The Emperor is not "authority" in the abstract. He is governing — the verb. Structure built in service of what lives inside it. The orb in his hand and the river behind him are the same thing: the life the framework exists to protect.

Reversed

Reversed, The Emperor splits.

Sometimes he is tyranny — structure built to control rather than hold. The framework has stopped serving the river and started serving itself. Common in long-running institutions, bureaucracies, marriages, jobs that have become about maintenance rather than purpose.

Sometimes he is abdication — the refusal to build any structure at all. The opposite failure: structurelessness dressed up as freedom. The Emperor reversed sometimes points at someone who is allergic to the responsibility of leading, even where leading would serve.

Sometimes he is the structure under stress — the framework holding but creaking. A warning that the form needs renewal.

Read the surrounding cards.

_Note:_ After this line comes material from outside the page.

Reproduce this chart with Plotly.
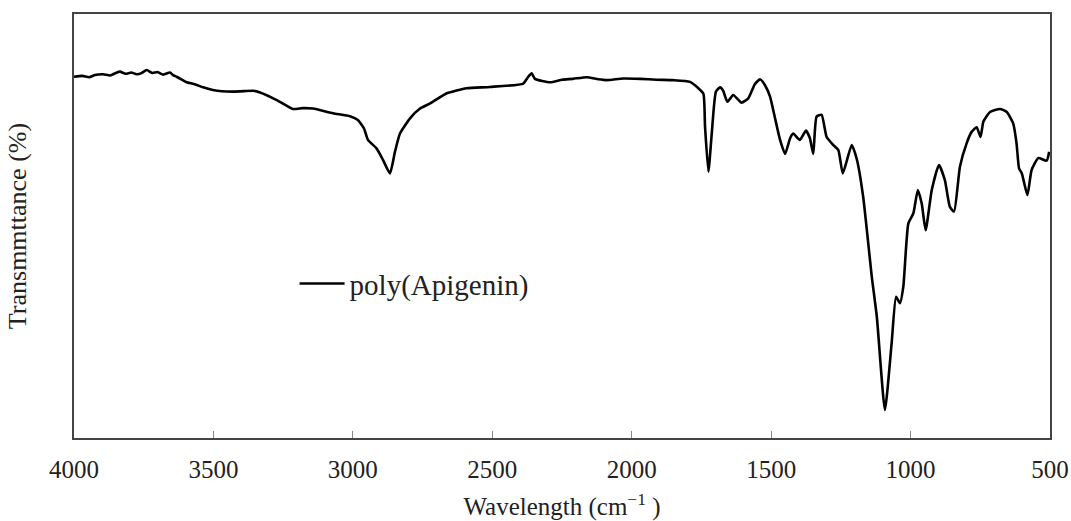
import plotly.graph_objects as go

wavenumber = [4000, 3970, 3945, 3925, 3896, 3870, 3850, 3835, 3815, 3795, 3775, 3760, 3739, 3720, 3700,
              3680, 3656, 3645, 3632, 3615, 3596, 3570, 3537, 3502, 3470, 3430, 3390, 3358, 3333,
              3273, 3215, 3180, 3143, 3071, 3010, 2982, 2960, 2946, 2915, 2892, 2867, 2849, 2831,
              2795, 2759, 2723, 2663, 2592, 2508, 2389, 2371, 2359, 2347, 2293, 2250, 2211, 2161,
              2120, 2090, 2030, 1970, 1910, 1851, 1791, 1761, 1743, 1737, 1725, 1713, 1698, 1683,
              1672, 1657, 1636, 1606, 1582, 1558, 1540, 1522, 1504, 1486, 1468, 1450, 1432, 1421,
              1397, 1375, 1361, 1349, 1337, 1319, 1301, 1277, 1259, 1243, 1211, 1193, 1170, 1139,
              1121, 1092, 1068, 1052, 1038, 1026, 1008, 990, 974, 960, 946, 924, 898, 877, 859,
              844, 823, 799, 781, 763, 749, 739, 715, 679, 655, 632, 620, 611, 601, 581, 566,
              542, 512, 503]
transmittance = [85.2, 85.4, 85.1, 85.6, 85.8, 85.5, 86.1, 86.4, 85.9, 86.2, 85.8, 86.0, 86.8, 86.1, 86.3,
                 85.7, 86.2, 85.6, 85.2, 84.6, 83.9, 83.5, 82.7, 82.1, 81.8, 81.7, 81.8, 81.9, 81.5,
                 79.7, 77.6, 77.8, 77.7, 76.6, 75.9, 75.0, 73.0, 70.3, 68.3, 65.6, 62.4, 67.5, 71.8,
                 75.4, 77.7, 78.9, 81.3, 82.5, 82.8, 83.6, 85.2, 86.0, 84.7, 83.9, 84.5, 84.7, 85.1,
                 84.6, 84.4, 84.8, 84.7, 84.5, 84.4, 84.0, 82.5, 81.2, 73.4, 62.8, 71.8, 81.7, 82.7,
                 81.9, 79.3, 80.9, 79.1, 80.1, 83.5, 84.6, 83.2, 80.5, 75.4, 70.3, 67.0, 70.7, 71.8,
                 70.3, 72.5, 70.7, 67.0, 75.8, 76.2, 71.0, 69.1, 67.9, 62.4, 69.1, 65.8, 56.9, 38.0,
                 28.6, 6.6, 22.3, 33.3, 31.8, 35.7, 50.6, 53.0, 58.5, 55.3, 49.0, 58.5, 64.4, 60.8, 54.5,
                 53.4, 64.0, 69.5, 72.2, 73.3, 71.0, 74.6, 76.9, 77.6, 76.9, 74.2, 69.5, 63.6, 62.4, 57.3, 63.2,
                 66.0, 65.4, 67.5]

x_ticks = [4000, 3500, 3000, 2500, 2000, 1500, 1000, 500]
series_name = "poly(Apigenin)"

serif = "Liberation Serif"
txt_color = "#222222"

fig = go.Figure()
fig.add_trace(go.Scatter(
    x=wavenumber, y=transmittance, mode="lines", name=series_name,
    line=dict(color="black", width=2.6, shape="spline", smoothing=0.5),
))

fig.update_layout(
    width=1071, height=521,
    margin=dict(l=74, r=21, t=14, b=83),
    plot_bgcolor="white", paper_bgcolor="white",
    font=dict(family=serif, size=25, color=txt_color),
    showlegend=True,
    legend=dict(x=0.226, y=0.364, xanchor="left", yanchor="middle",
                bgcolor="rgba(0,0,0,0)", font=dict(family=serif, size=29, color=txt_color),
                itemwidth=45),
    xaxis=dict(
        range=[4000, 500], tickvals=x_ticks, ticktext=[str(v) for v in x_ticks],
        ticks="inside", ticklen=7, tickwidth=1.2, tickcolor="#888888",
        showline=True, linecolor="#444444", linewidth=1.5, mirror=True,
        showgrid=False, zeroline=False, automargin=False,
        ticklabelstandoff=8,
        tickfont=dict(family=serif, size=25, color=txt_color),
        title=dict(text="Wavelength (cm<sup>−1</sup> )", standoff=24,
                   font=dict(family=serif, size=25, color=txt_color)),
    ),
    yaxis=dict(
        range=[0, 100], showticklabels=False, ticks="",
        showline=True, linecolor="#444444", linewidth=1.5, mirror=True,
        showgrid=False, zeroline=False, automargin=False,
        title=dict(text="Transmmttance (%)", standoff=38,
                   font=dict(family=serif, size=26, color=txt_color)),
    ),
)

fig.write_html("out.html")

The Emperor reversed with the Tower is usually the structure about to collapse from internal pressure; The Emperor reversed with The Hanged Man is often abdication-as-waiting; The Emperor reversed with the Five of Pentacles is the framework failing to provide.

Common pairings

The Emperor with The Empress. The structure and the generativity, held together. Often one of the most powerful pairs in a long-term reading — a household, a creative practice, a partnership that has both governance and warmth.

The Emperor with The Hierophant. Structure and tradition. The pair often appears in readings about institutions that have a long history; the question is usually whether the tradition is still living inside the structure.

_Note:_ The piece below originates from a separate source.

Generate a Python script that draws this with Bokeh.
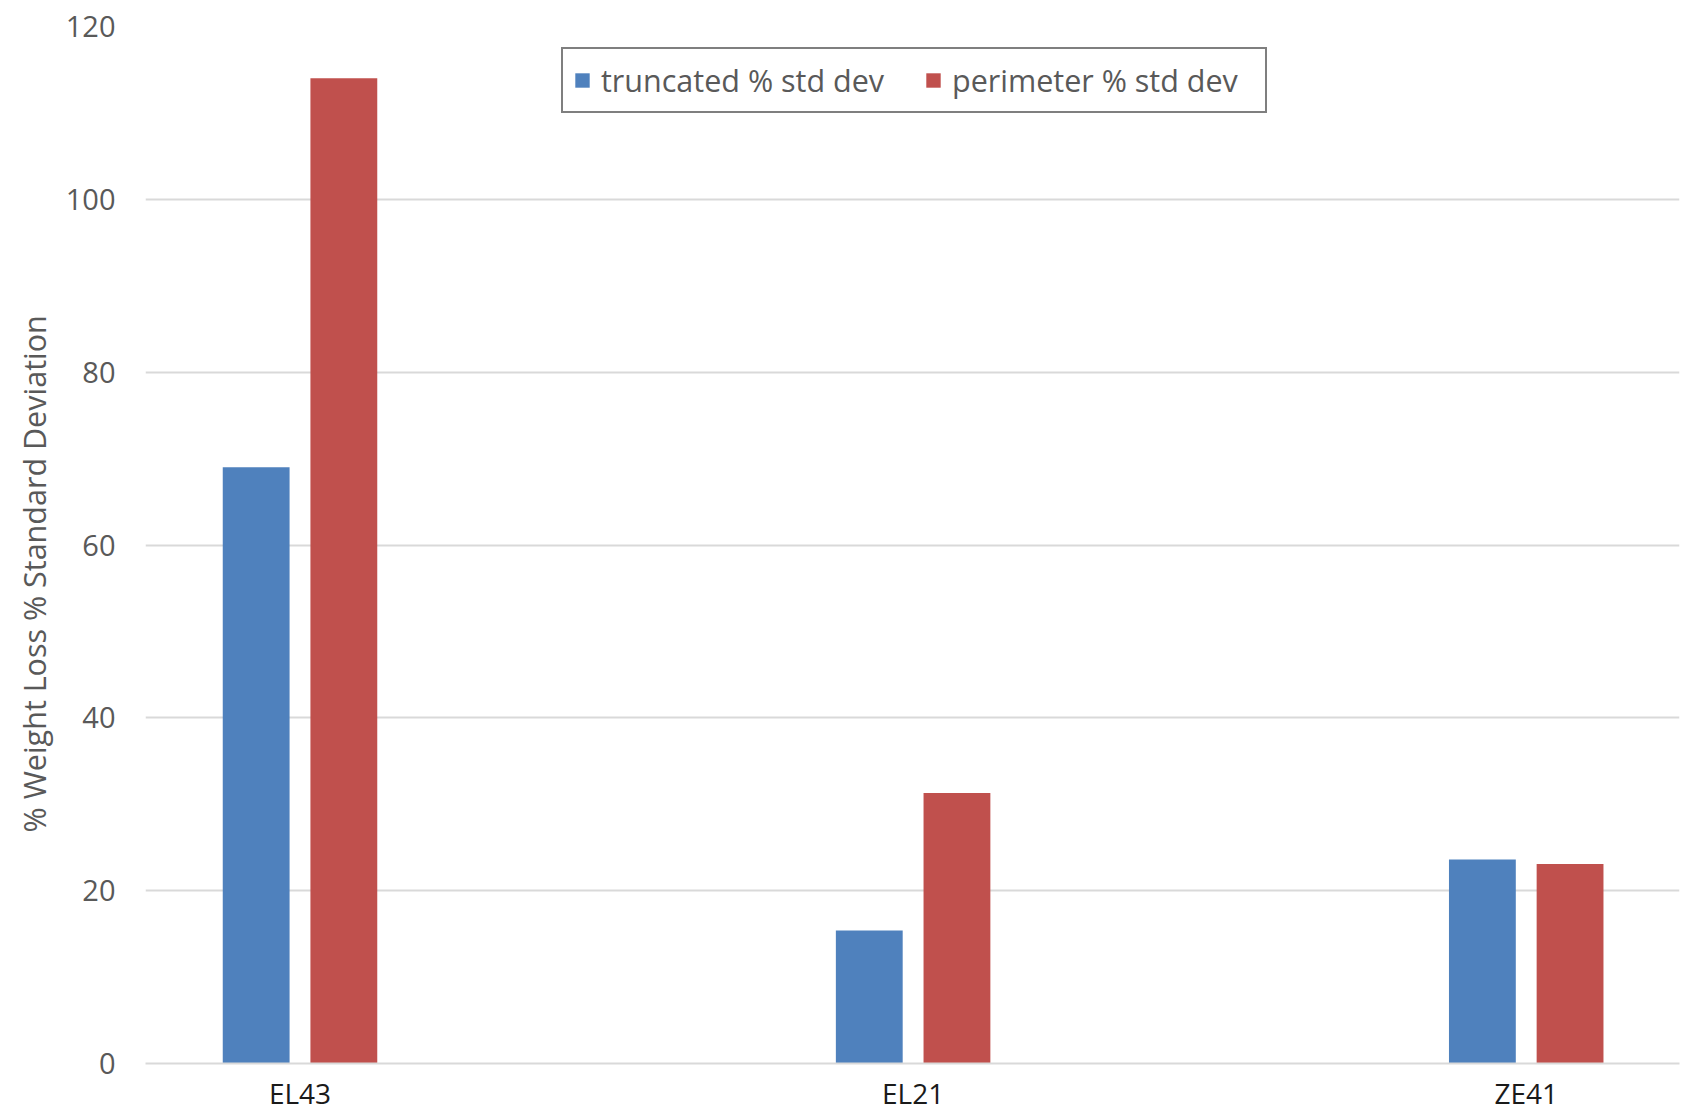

The Emperor with The Lovers. A choice that defines a structure. Often a commitment reading — what framework are you about to build with this choice?

The Emperor with The Tower. A structure facing collapse. Read the spread carefully; sometimes the Tower is the Emperor's own framework breaking, sometimes it is what the Emperor's framework is resisting.

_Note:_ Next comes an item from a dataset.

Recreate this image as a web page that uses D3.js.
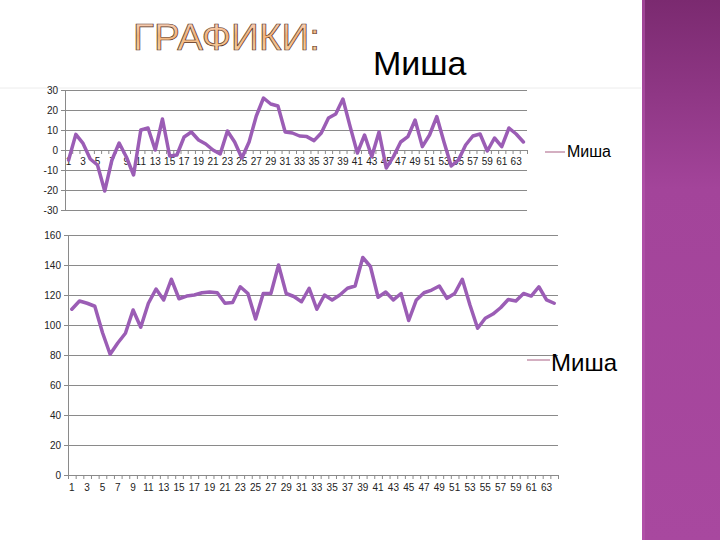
<!DOCTYPE html>
<html>
<head>
<meta charset="utf-8">
<script src="https://cdn.jsdelivr.net/npm/d3@7"></script>
<style>
  html, body { margin: 0; padding: 0; background: #ffffff; }
  svg { display: block; }
  text { font-family: "Liberation Sans", Arial, sans-serif; }
</style>
</head>
<body>
<svg id="chart" width="720" height="540"></svg>
<script>
// ---------- DATA ----------
const categories = d3.range(1, 65);               // 1 .. 64
const tickLabels = categories.filter(d => d % 2 === 1); // 1,3,...,63
const seriesName = "Миша";
const titleText = "ГРАФИКИ:";

// top chart (differences)
const topValues = [
  -5, 7.8, 3.3, -4.5, -7.5, -20.5, -5, 3.5, -3.5, -12.5,
  10, 11, 0, 15.5, -3, -2.5, 6.5, 9, 5, 3,
  0, -2, 9.5, 4, -4, 4, 17, 26, 23, 22,
  9, 8.5, 7, 6.7, 4.7, 8.5, 16, 18, 25.5, 11.7,
  -1.5, 7.5, -3.3, 9, -9, -3.3, 4, 6.7, 15, 1.7,
  7.5, 16.7, 4, -8, -5, 2.5, 7, 8, -0.5, 6,
  1.7, 11, 8, 4
];
const topTicks = [-30, -20, -10, 0, 10, 20, 30];

// bottom chart (levels)
const bottomValues = [
  110.5, 116, 114.5, 112.5, 95, 80.5, 88, 94.5, 110, 98.5,
  114.5, 124, 116.7, 130.5, 117.5, 119.3, 120, 121.5, 122, 121.5,
  114.5, 115, 125.5, 121, 104, 121, 121, 140, 121, 119,
  115.5, 124.5, 110.5, 120, 116.7, 120, 124.5, 126, 145, 139,
  118.5, 122, 116.7, 121, 103, 116.7, 121.5, 123.3, 126, 117.8,
  121, 130.5, 113.3, 97.8, 104.5, 107.3, 111.5, 117, 116, 121,
  119.3, 125.5, 116.7, 114.5
];
const bottomTicks = [0, 20, 40, 60, 80, 100, 120, 140, 160];

// ---------- STYLE ----------
const lineColor = "#9b5db5";
const gridColor = "#8a8a8a";
const legendLineColor = "#b77a98";

const svg = d3.select("#chart");
const defs = svg.append("defs");

// right purple band
const bandGrad = defs.append("linearGradient").attr("id", "bandGrad")
  .attr("x1", 0).attr("y1", 0).attr("x2", 0).attr("y2", 1);
bandGrad.append("stop").attr("offset", "0%").attr("stop-color", "#7b2a70");
bandGrad.append("stop").attr("offset", "35%").attr("stop-color", "#a3449a");
bandGrad.append("stop").attr("offset", "100%").attr("stop-color", "#a8489f");
svg.append("rect").attr("x", 642).attr("y", 0).attr("width", 78).attr("height", 540)
  .attr("fill", "url(#bandGrad)");
svg.append("rect").attr("x", 642).attr("y", 0).attr("width", 3).attr("height", 540)
  .attr("fill", "#b655ad").attr("opacity", 0.6);

// title gradient
const titleGrad = defs.append("linearGradient").attr("id", "titleGrad")
  .attr("x1", 0).attr("y1", 0).attr("x2", 0).attr("y2", 1);
titleGrad.append("stop").attr("offset", "0%").attr("stop-color", "#f8dcd6");
titleGrad.append("stop").attr("offset", "45%").attr("stop-color", "#f3b47a");
titleGrad.append("stop").attr("offset", "100%").attr("stop-color", "#f8dab0");

svg.append("text").attr("x", 133).attr("y", 50)
  .attr("font-size", 37).attr("textLength", 187).attr("lengthAdjust", "spacingAndGlyphs")
  .attr("fill", "url(#titleGrad)").attr("stroke", "#5a3424").attr("stroke-width", 0.7)
  .text(titleText);

svg.append("text").attr("x", 373).attr("y", 75)
  .attr("font-size", 34).attr("fill", "#000")
  .text(seriesName);

svg.append("line").attr("x1", 0).attr("x2", 641).attr("y1", 88).attr("y2", 88)
  .attr("stroke", "#ececec").attr("stroke-width", 1);

const fmt = d => String(d); // plain hyphen-minus, as in the reference

// ---------- helper to draw a chart ----------
function drawChart(opts) {
  const { x0, x1, yTop, yBottom, domain, ticks, values, axisAt, legend } = opts;
  const g = svg.append("g");

  const x = d3.scaleBand().domain(categories).range([x0, x1]).padding(0);
  const xb = d3.scaleLinear().domain([0, categories.length]).range([x0, x1]);
  const y = d3.scaleLinear().domain(domain).range([yBottom, yTop]);

  // gridlines
  const grid = g.append("g").attr("transform", `translate(${x0},0)`)
    .call(d3.axisLeft(y).tickValues(ticks).tickSize(-(x1 - x0)).tickFormat(""));
  grid.select(".domain").remove();
  grid.selectAll("line").attr("stroke", gridColor).attr("stroke-width", 1);

  // y axis
  const ya = g.append("g").attr("transform", `translate(${x0},0)`)
    .call(d3.axisLeft(y).tickValues(ticks).tickSize(4).tickPadding(3).tickFormat(fmt));
  ya.select(".domain").attr("stroke", gridColor);
  ya.selectAll(".tick line").attr("stroke", gridColor);
  ya.selectAll("text").attr("font-size", 10).attr("fill", "#222")
    .attr("font-family", "Liberation Sans, Arial, sans-serif");

  // category axis: boundary ticks
  const ay = y(axisAt);
  const xt = g.append("g").attr("transform", `translate(0,${ay})`)
    .call(d3.axisBottom(xb).tickValues(d3.range(0, categories.length + 1)).tickSize(4).tickFormat(""));
  xt.select(".domain").attr("stroke", gridColor);
  xt.selectAll(".tick line").attr("stroke", gridColor);

  // category labels
  const xl = g.append("g").attr("transform", `translate(0,${ay})`)
    .call(d3.axisBottom(x).tickValues(tickLabels).tickSize(0).tickPadding(opts.labelPad));
  xl.select(".domain").remove();
  xl.selectAll("text").attr("font-size", 10).attr("fill", "#222")
    .attr("font-family", "Liberation Sans, Arial, sans-serif");

  // series line
  const line = d3.line()
    .x((d, i) => x(categories[i]) + x.bandwidth() / 2)
    .y(d => y(d));
  g.append("path").datum(values)
    .attr("d", line).attr("fill", "none")
    .attr("stroke", lineColor).attr("stroke-width", 3.5)
    .attr("stroke-linejoin", "round").attr("stroke-linecap", "round");

  // legend
  g.append("line").attr("x1", legend.lx1).attr("x2", legend.lx2)
    .attr("y1", legend.ly).attr("y2", legend.ly)
    .attr("stroke", legendLineColor).attr("stroke-width", 1.2);
  g.append("text").attr("x", legend.tx).attr("y", legend.ty)
    .attr("font-size", legend.size).attr("fill", "#000").text(seriesName);
}

drawChart({
  x0: 65, x1: 527, yTop: 90, yBottom: 210,
  domain: [-30, 30], ticks: topTicks, values: topValues, axisAt: 0, labelPad: 8,
  legend: { lx1: 545, lx2: 565, ly: 152, tx: 567, ty: 157, size: 16 }
});

drawChart({
  x0: 68, x1: 558, yTop: 235, yBottom: 475,
  domain: [0, 160], ticks: bottomTicks, values: bottomValues, axisAt: 0, labelPad: 9,
  legend: { lx1: 527, lx2: 550, ly: 360, tx: 551, ty: 371, size: 24 }
});
</script>
</body>
</html>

The Emperor with the King of Pentacles. Two cards of mature authority in different registers — the Major's structural register and the Minor's material register. Together they often point at a leader whose work is grounded in tangible reciprocity.

Reading The Emperor in spreads about leadership

A few principles.

Read his position carefully. The Emperor in a "you" position reads as a leadership role you currently hold. The Emperor in an "other" position reads as a leader you are dealing with (boss, parent, mentor) — almost always with their own logic that may not be transparent to you. The Emperor in an "outcome" position reads as the structure being built by the present action.

Distinguish leading from controlling. The card depicts leading; the reversed card depicts controlling. The difference is whether the framework is in service of the river behind it. A good follow-up question when The Emperor appears: who or what is the life inside this structure, and is the structure serving it?

Refuse to flatten him into "patriarchy". The card is older and stranger than that reading. He is sometimes corrosive, often not. The reading is yours to make.

To work with a verified reader on a leadership or structural question — a job, a household, an institution — most of our practitioners are particularly well placed to ask the follow-up questions about whether the framework is serving the life.

Frequently asked questions

What does The Emperor tarot card mean?

The Emperor means a structure that is doing its work — a leadership role, a boundary, an institution, a framework that serves the life inside it. The card depicts governing as a verb, not authority as a noun. Read at his best, The Emperor is one of the few cards in the deck about how to lead well.

Is The Emperor a male card?

The Emperor is depicted as masculine in the Smith illustration and most modern decks, and is associated with Aries (a masculine-coded sign in traditional astrology). Many working readers read him as the structural/architectural mode regardless of the reader's or querent's gender; the figure's gender is one detail among many. The structure-giving function of the card is what matters.

What does The Emperor reversed mean?

Reversed, The Emperor usually means tyranny (structure that has stopped serving its purpose and is maintaining itself), abdication (the refusal to build structure where structure would serve), or stress on the structure (the framework holding but creaking). Read the surrounding cards to choose.

What zodiac sign is The Emperor?

The Emperor is associated with Aries — the first sign of the zodiac, ruled by Mars, the initiatory sign. The four ram's heads carved into his throne signal the Aries connection. In a reading with strong Aries themes (March 21 to April 19, or transits through Aries), The Emperor often carries additional resonance.

Is The Emperor a good card to draw?

It depends on whether the structure he depicts is currently serving the life inside it. In a leadership reading where you hold the role well, the Emperor upright is affirming. In a relationship reading where the structure has tipped from holding to controlling, the Emperor reversed is a warning. The card is descriptive rather than valenced.